A vous entendre, ce drame ne serait pas arrivé si l’OTAN n’avait pas bombardé la Libye et fait tuer Muammar Kadhafi ?

Le leader Kadhafi n’était pas un saint et personne ne saurait le nier. Il a commis des erreurs et des fautes assez graves en demandant le bombardement jusqu’à deux avions de ligne transportant des civils. Ceci est vrai. Mais la question qui reste aujourd’hui à poser est celle de savoir qu’est-ce qui était mieux ? La Libye qui était la première puissance économique d’Afrique ou la Libye qui est totalement chaotique, ingouvernable et à travers laquelle passent toutes sortes de trafics, y compris maintenant, hélas, les trafics humains? Il me semble que, en toute bonne conscience, la réponse est que la Libye d’avant 2011 ne peut en rien être comparée à ce qui se passe aujourd’hui. On nous avait promis développement, démocratie et progrès de la Libye dans un hypothétique Conseil national de transition (CNT), soit disant. On nous avait parlé des amis de la Libye de l’époque. On nous a montré et fait miroiter des changements supposément démocratiques de la Libye.
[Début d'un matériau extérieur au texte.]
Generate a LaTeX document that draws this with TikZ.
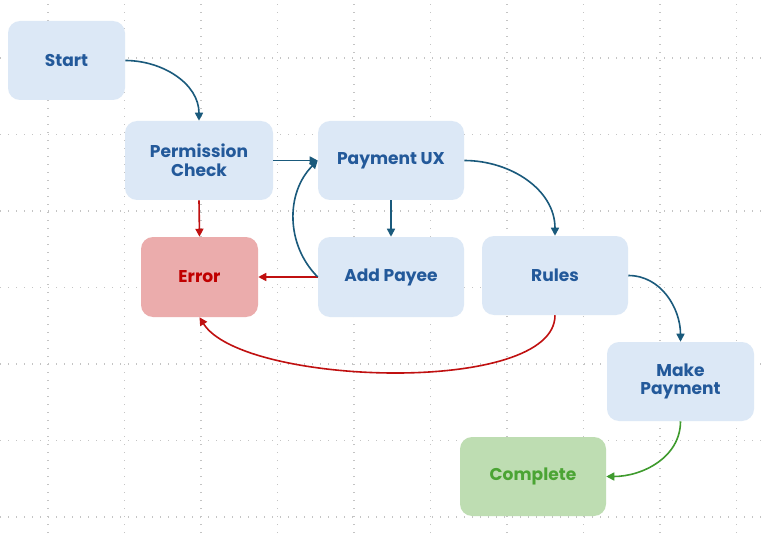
\documentclass[tikz,border=0pt]{standalone}
\usepackage{fontspec}
\setmainfont{Poppins}[BoldFont={* Bold}]
\usetikzlibrary{arrows.meta}
\definecolor{boxblue}{HTML}{DCE8F6}
\definecolor{txtblue}{HTML}{23599A}
\definecolor{arrblue}{HTML}{1A5A7C}
\definecolor{arrred}{HTML}{C01010}
\definecolor{errfill}{HTML}{EBACAC}
\definecolor{errtxt}{HTML}{C00000}
\definecolor{okfill}{HTML}{BEDDB2}
\definecolor{oktxt}{HTML}{4BA434}
\definecolor{arrgreen}{HTML}{3F9B2E}
\definecolor{gridgray}{HTML}{C4C4C4}
\tikzset{
  box/.style={rectangle, rounded corners=9pt, fill=boxblue, text=txtblue,
    font=\bfseries\fontsize{12.8}{14}\selectfont, align=center,
    minimum width=109.5pt, minimum height=59.25pt, inner sep=2pt},
  errbox/.style={box, fill=errfill, text=errtxt},
  okbox/.style={box, fill=okfill, text=oktxt},
  conn/.style={line width=1.2pt, draw=arrblue, -{Triangle[length=6pt,width=6pt]}},
  redconn/.style={conn, draw=arrred},
  greenconn/.style={conn, draw=arrgreen},
  gridline/.style={draw=gridgray, line width=1pt, dash pattern=on 1pt off 5pt}
}
\begin{document}
\begin{tikzpicture}[x=0.75pt,y=0.75pt]
\useasboundingbox (0,0) rectangle (768,533);
\fill[white] (0,0) rectangle (768,533);
% grid
\foreach \i in {0,...,9} {\draw[gridline] ({48+76.5*\i},0) -- ({48+76.5*\i},533);}
\foreach \j in {0,...,6} {\draw[gridline] (0,{533-58-76.5*\j}) -- (768,{533-58-76.5*\j});}
% nodes
\node[box, minimum width=87.75pt] (start) at (66.5,472.5) {Start};
\node[box, minimum width=111pt] (perm) at (199,372.5) {Permission\\Check};
\node[box] (pux) at (391,372.5) {Payment UX};
\node[errbox, minimum width=87.75pt, minimum height=60pt] (err) at (199.5,256) {Error};
\node[box, minimum height=60pt] (add) at (391,256) {Add Payee};
\node[box] (rules) at (555,257.5) {Rules};
\node[box, minimum width=110.25pt] (make) at (680.5,151.5) {Make\\Payment};
\node[okbox] (done) at (533,56.5) {Complete};
% connectors
\draw[conn] (start.east) to[out=0,in=90] (perm.north);
\draw[conn] (perm.east) -- (pux.west);
\draw[redconn] (perm.south) -- (err.north);
\draw[conn] (pux.south) -- (add.north);
\draw[redconn] (add.west) -- (err.east);
\draw[conn] (add.west) to[bend left=45] (pux.west);
\draw[conn] (pux.east) to[out=0,in=90] (rules.north);
\draw[conn] (rules.east) to[out=0,in=90] (make.north);
\draw[redconn] (rules.south) to[out=-90,in=-58,looseness=0.58] (err.south);
\draw[greenconn] (make.south) to[out=-90,in=0] (done.east);
\end{tikzpicture}
\end{document}
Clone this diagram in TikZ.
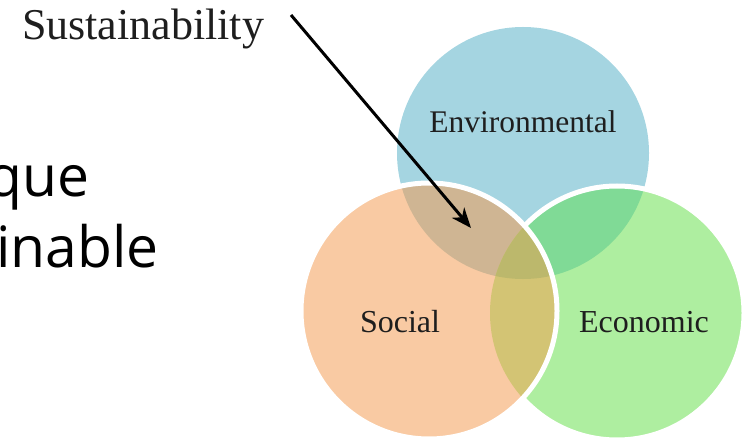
\documentclass[tikz,border=0pt]{standalone}
\usepackage{fontspec}
\setmainfont{Liberation Serif}
\newfontfamily\slidefont{Open Sans}
\usetikzlibrary{arrows.meta}

\definecolor{envblue}{HTML}{A5D5E1}
\definecolor{socorange}{HTML}{F9CAA3}
\definecolor{ecogreen}{HTML}{AEEEA0}
\definecolor{envsoc}{HTML}{CFB593}
\definecolor{enveco}{HTML}{80DA96}
\definecolor{soceco}{HTML}{D3C474}
\definecolor{allthree}{HTML}{BCB86C}
\definecolor{txtgray}{HTML}{1E1E1E}

\newcommand*\envcirc{(523,153) circle[radius=126pt]}
\newcommand*\soccirc{(429,311) circle[radius=128pt]}
\newcommand*\ecocirc{(617,313) circle[radius=127pt]}

\begin{document}
\begin{tikzpicture}
[
  x=1pt, y=-1pt,
  >={Stealth[length=20pt,width=16pt,inset=6pt]},
  rim/.style = {draw = white, line width = 5pt},
  lbl/.style = {anchor = base, inner sep = 0pt, text = txtgray},
  slide/.style = {anchor = base west, inner sep = 0pt, font = \slidefont\fontsize{57}{62}\selectfont},
]

\clip (0,0) rectangle (749,438);

\fill[envblue] \envcirc;
\fill[ecogreen] \ecocirc;
\begin{scope}
  \clip \envcirc;
  \fill[enveco] \ecocirc;
\end{scope}
\draw[rim] \ecocirc;

\fill[socorange] \soccirc;
\begin{scope}
  \clip \soccirc;
  \fill[envsoc] \envcirc;
  \fill[soceco] \ecocirc;
  \clip \envcirc;
  \fill[allthree] \ecocirc;
\end{scope}
\draw[rim] \soccirc;

\node (sust) at (143,40) [lbl, font = \fontsize{44}{48}\selectfont] {Sustainability};
\node (env) at (523,133) [lbl, font = \fontsize{31.5}{34}\selectfont] {Environmental};
\node (soc) at (400,332) [lbl, font = \fontsize{32}{34}\selectfont] {Social};
\node (eco) at (644,332) [lbl, font = \fontsize{32}{34}\selectfont] {Economic};

\node (que) at (-13,197) [slide] {que};
\node (inable) at (-4,268) [slide] {inable};

\coordinate (from) at (291,15);
\coordinate (to) at (471,228);
\draw[->, line width = 3pt] (from) -- (to);

\end{tikzpicture}
\end{document}
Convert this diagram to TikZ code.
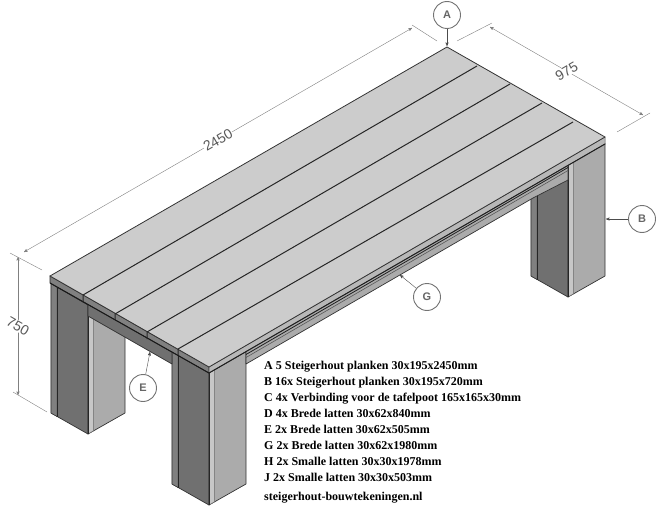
\documentclass[tikz,border=0pt]{standalone}
\usepackage{fontspec}
\setmainfont{Liberation Serif}
\newfontfamily\dimfont{Liberation Sans}
\usetikzlibrary{arrows}

\tikzset{
	topface/.style={fill=black!20,draw=black!80,line width=0.8pt,line join=round},
	darkface/.style={fill=black!56,draw=black!80,line width=0.7pt,line join=round},
	lightface/.style={fill=black!33,draw=black!80,line width=0.7pt,line join=round},
	bandface/.style={fill=black!28,draw=black!70,line width=0.5pt},
	seam/.style={draw=black!85,line width=1pt},
	dimline/.style={draw=black!50,line width=0.4pt},
	dimtext/.style={font=\dimfont\fontsize{14}{14}\selectfont,text=black!65,fill=white,inner sep=0.5pt},
	callout/.style={shape=circle,draw=black!55,fill=white,line width=0.9pt,minimum size=27pt,inner sep=0pt,font=\dimfont\bfseries\fontsize{11}{11}\selectfont,text=black!60},
	leader/.style={draw=black!70,line width=0.4pt,->,>=stealth',shorten >=0pt}
}

% #1 corner x, #2 corner top, #3 corner bottom
\newcommand{\drawleg}[3]{
	\fill[darkface] (#1-37,#2-21.5) -- (#1,#2) -- (#1,#3) -- (#1-37,#3-21) -- cycle;
	\fill[black!50,draw=black!80,line width=0.5pt] (#1-37,#2-21.5) -- (#1-31,#2-18) -- (#1-31,#3-17.5) -- (#1-37,#3-21) -- cycle;
	\draw[black!85,line width=1pt] (#1-31,#2-18) -- (#1-31,#3-17.5);
	\fill[lightface] (#1,#2) -- (#1+37,#2-21.5) -- (#1+37,#3-21) -- (#1,#3) -- cycle;
	\fill[black!22,draw=black!60,line width=0.5pt] (#1,#2) -- (#1+5.5,#2-3.2) -- (#1+5.5,#3-3.2) -- (#1,#3) -- cycle;
	\draw[black!85,line width=1pt] (#1,#2) -- (#1,#3);
}

\begin{document}
\begin{tikzpicture}[x=1pt,y=-1pt]
	\useasboundingbox (0,0) rectangle (664,524);

	% legs
	\drawleg{568}{165}{297}
	\drawleg{88}{305}{434}
	\drawleg{209}{373}{505}

	% rails under the top
	\fill[darkface] (88,303) -- (172,352) -- (172,364) -- (88,316) -- cycle;
	\fill[lightface] (246,351) -- (568,164) -- (568,180) -- (533,198) -- (246,364) -- cycle;
	\draw[black!88,line width=0.8pt] (246,354.5) -- (568,167.5);
	\draw[black!65,line width=0.6pt] (246,357.5) -- (568,170.5);

	% table top
	\fill[black!50,draw=black!85,line width=0.6pt] (50,276) -- (209,367) -- (209,373) -- (50,283) -- cycle;
	\draw[black!90,line width=1pt] (50,283) -- (209,373);
	\fill[bandface] (209,367) -- (605,137) -- (605,144) -- (209,373) -- cycle;
	\draw[black!88,line width=1pt] (209,373) -- (605,144);
	\fill[topface] (50,276) -- (447,47) -- (605,137) -- (209,367) -- cycle;
	\draw[seam] (83,302) -- (83,295) -- (477,66);
	\draw[seam] (115,320) -- (115,314) -- (510,84);
	\draw[seam] (147,339) -- (147,332) -- (542,103);
	\draw[seam] (178,355) -- (178,349) -- (573,122);

	% overall dimensions
	\coordinate (lenStart) at (24,252);
	\coordinate (lenEnd) at (412,28);
	\coordinate (widStart) at (490,27);
	\coordinate (widEnd) at (643,115);
	\coordinate (hgtStart) at (18,257);
	\coordinate (hgtEnd) at (18,395);
	\draw[dimline] (10,253) -- (42,270);
	\draw[dimline] (412,25) -- (437,41);
	\draw[dimline] (457,41) -- (492,23);
	\draw[dimline] (617,132) -- (650,113);
	\draw[dimline] (13,392) -- (47,412);
	\path[leader,<->,draw=black!50] (lenStart) -- node[dimtext,sloped] (lenLabel) {2450} (lenEnd);
	\path[leader,<->,draw=black!50] (widStart) -- node[dimtext,rotate=30] (widLabel) {975} (widEnd);
	\path[leader,<->,draw=black!50] (hgtStart) -- node[dimtext,rotate=-30] (hgtLabel) {750} (hgtEnd);

	% part callouts
	\node (calloutA) [callout] at (447,15) {A};
	\node (calloutB) [callout] at (642,219) {B};
	\node (calloutE) [callout] at (143,388) {E};
	\node (calloutG) [callout] at (427,297) {G};
	\coordinate (tipA) at (447,46);
	\coordinate (tipB) at (606,219);
	\coordinate (tipE) at (150,352);
	\coordinate (tipG) at (400,275);
	\path[leader] (calloutA) -- (tipA);
	\path[leader] (calloutB) -- (tipB);
	\path[leader] (calloutE) -- (tipE);
	\path[leader] (calloutG) -- (tipG);

	% parts list
	\node (partlist) [shape=rectangle,anchor=north west,inner sep=0pt,font=\bfseries\fontsize{12}{16}\selectfont] at (264,358) {
		\begin{tabular}{@{}l@{}}
			A 5 Steigerhout planken 30x195x2450mm\\
			B 16x Steigerhout planken 30x195x720mm\\
			C 4x Verbinding voor de tafelpoot 165x165x30mm\\
			D 4x Brede latten 30x62x840mm\\
			E 2x Brede latten 30x62x505mm\\
			G 2x Brede latten 30x62x1980mm\\
			H 2x Smalle latten 30x30x1978mm\\
			J 2x Smalle latten 30x30x503mm\\[3.5pt]
			steigerhout-bouwtekeningen.nl
		\end{tabular}
	};
\end{tikzpicture}
\end{document}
Où nous trouvons-nous aujourd’hui? Voilà la seule question que nous devons nous poser. Les Libyens comme les Africains ont été dupés et il faut au moins avoir le courage de reconnaitre ces erreurs au lieu de se réfugier dans une arrogance qui est insultante aux victimes. Je pense que c’est aussi ça la grandeur des nations. La grandeur des civilisations c’est aussi de reconnaitre quand on a erré.

Mais, nous sommes toujours face à des gens qui ont toujours un discours assez arrogant et condescendant alors qu’ils ont crée un chaos total et indescriptible en Libye. Ceux qui sont responsables de ces forfaits doivent répondre de cela devant la justice internationale. Il est vraiment impératif de ne pas avoir deux systèmes judiciaires, l’un pour les pays supposément pauvres et l’autre pour les pays prétendument riches. Voilà ce à quoi nous sommes en train d’assister aujourd’hui et c’est vraiment déplorable.

Quelle peut être la part de responsabilité des Africains dans cette tragédie ?

Le fait pour les Africains d’avoir une obsession du départ est une fatale erreur. Il n’y a pas d’eldorado hors d’Afrique. Puisque l’Afrique contient des richesses qui sont loin d’être explorées. Il faut que nous nous réorganisions, mais que nous croyions en nous-mêmes. Ce qui est le plus grand déficit dont nous devons reconnaitre l’existence. Les Africains ne croient pas en eux, ne pensent pas que l’Afrique peut s’organiser. La plupart des Africains sont extravertis. Ils pensent que le bonheur d’Afrique vient hors d’Afrique. Je suis au regret de dire que ce sont des illusions fatales et suicidaires.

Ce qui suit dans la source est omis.